“People tend to think about crafts as a category of objects—a weaving, a chair, a book. We are taking a different approach at Warren Wilson College,” says Wiggers. “We teach students to think about craft as a subject to study—to learn to make and to learn why craft matters in our cultures, in history, and more.”
Wiggers was instrumental in launching the liberal-arts college’s low-residency graduate program in 2018, thereby making Warren Wilson one of the nation’s only educational institutions where students can shear sheep, harvest indigo, and spin yarn all before lunch.
According to a July press release, the college now hopes to establish “a more formalized craft program within the arts” with the support of a nearly $1 million grant from the Windgate Foundation. The monies will be used to establish craft studios, or physical spaces on campus where students can take a class such as blacksmithing for academic credit. Warren Wilson will also provide more scholarships for craft students, increase the number of undergraduate students taking craft-related courses each semester, and convene a group of faculty to explore adding an undergraduate craft major. (The college currently offers an undergraduate minor.)
“The craft program at Warren Wilson is unique,” says Provost Jay Roberts, “and we now have the chance to provide a more cohesive craft vision for the college and our students.”

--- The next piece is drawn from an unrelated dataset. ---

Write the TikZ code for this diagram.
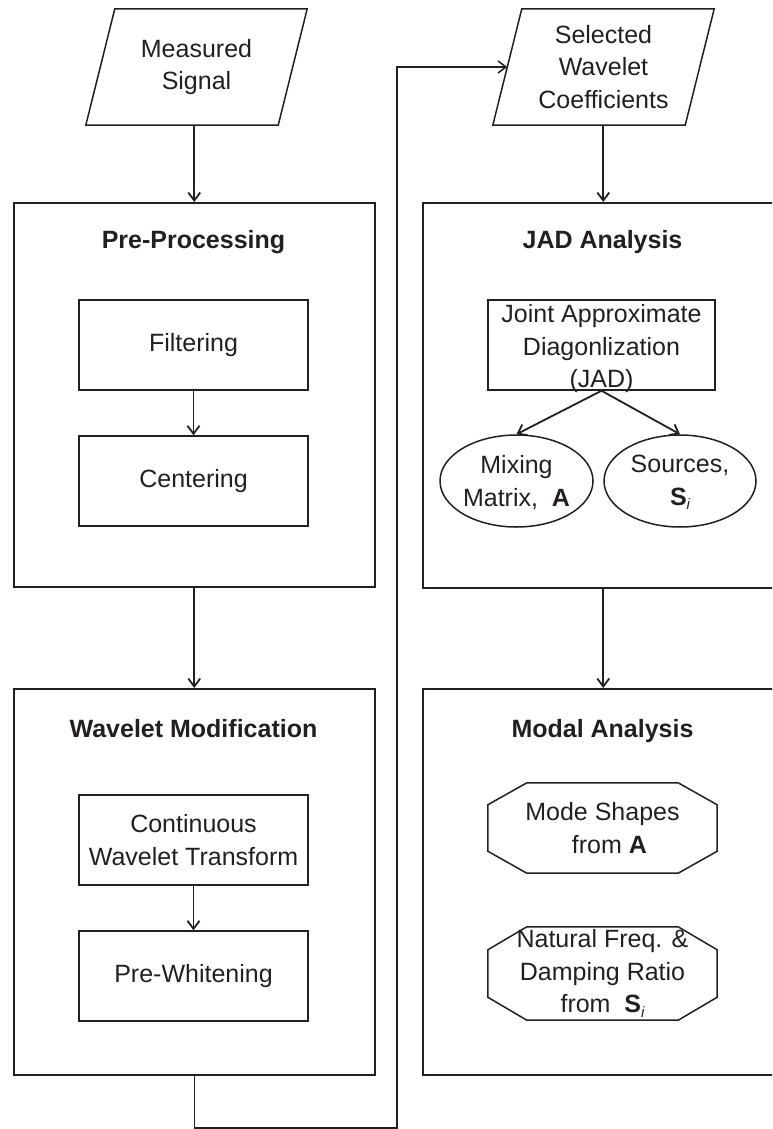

But these developments are not so much a craft revival as a rethinking. Many recognize Warren Wilson’s agrarian roots, but few know that the college came to be in 1942 when the Asheville Farm School for boys merged with the Dorland-Bell Institute, a weaving school for girls. Though the campus weaving program dissolved in 1969, a student approached Melanie Wilder, who now serves as the Fiber Arts Studio Supervisor, about resurrecting campus fiber arts in 2009. In 2013, the college received a grant from the Windgate Foundation to develop its Blacksmithing, Fiber Arts, and Fine Woodworking Crews. Unique to Warren Wilson, these crews allow students to receive a hands-on understanding of what it means to be a maker.
“Historically, to understand craft is to connect to basic needs—food, clothing, and shelter. Those human needs haven’t changed,” says Wiggers. “There is so much that we can understand—and teach—through craft that connects to many more parts of the way we live.”